Wash. cop wounded in ambush dies
By Manuel Valdes
The Associated Press
SEATTLE — One of two officers shot in an ambush last week by a drunken man in Washington state died Monday after being taken off life support, becoming the sixth police officer to die from gunfire in the state in less than two months.
Pierce County sheriff's Deputy Kent Mundell, 44, died with his family at his side shortly after 5 p.m., said sheriff's office spokesman Ed Troyer, tears welling up in his eyes.
"When they pulled the life support off of him, he went very quickly," Troyer said.
Police say David E. Crable, 35, shot Mundell and Sgt. Nick Hausner, 43, as the officers responded to a domestic disturbance call at the home of Crable's brother near Eatonville, in the Cascade foothills about 50 miles south of Seattle on Dec. 21. Family members called to have an intoxicated Crable removed.
Crable, who police said has a history of domestic violence, was killed in a subsequent shoot-out with Hausner and Mundell. Hausner recovered from his injury and visited Mundell on Christmas Eve. Troyer said Hausner, who is recovering at home, was notified of Mundell's death soon after it happened.
The shootings marked the third time in less than eight weeks that police officers in Washington state had been shot in the line of duty.
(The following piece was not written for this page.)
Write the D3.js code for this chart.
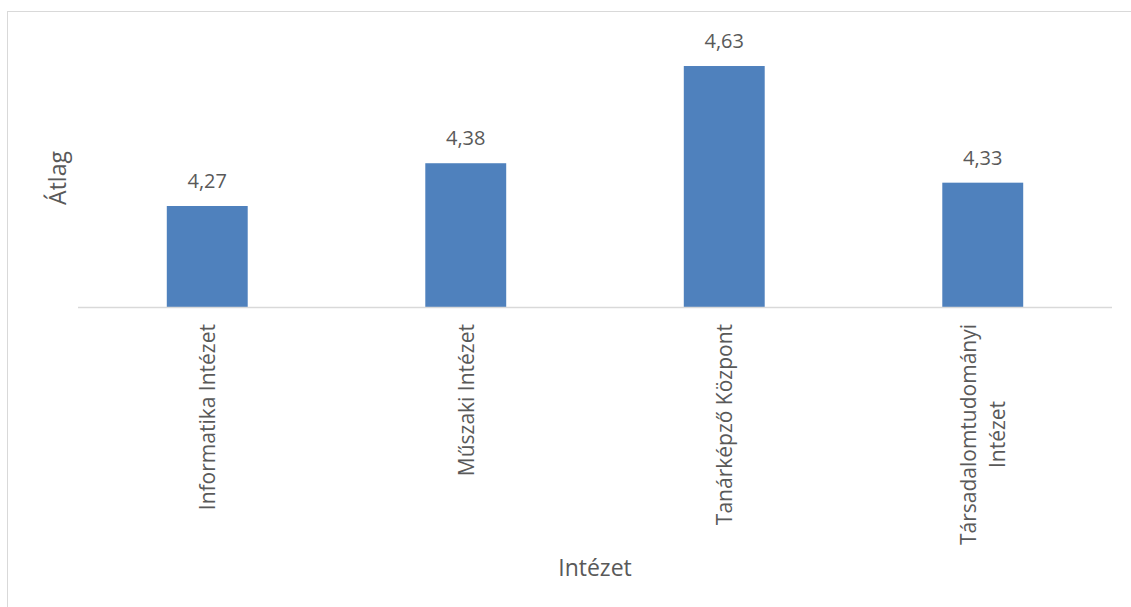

Four Lakewood officers were shot to death in a coffee shop as they did paperwork before their shift in late November. A Seattle police officer later fatally shot the suspect. A month earlier, on Halloween night, Seattle Officer Timothy Brenton was killed as he sat in his patrol car. The suspect in that shooting has been charged with aggravated first-degree murder.
Troyer said the decision to take Mundell off life support was made on Monday. Since the shooting, officers from around the region kept vigil at the hospital.
"We don't want to leave out what has happened here in the last month. There's a ton of families out there, a whole bunch of kids, a lot of widowed people out there because of has gone on in the state of Washington. Most law enforcement throughout Western Washington are grieving," Troyer said. "That's why they're here."
Troyer said a funeral has been tentatively planned for Jan. 5.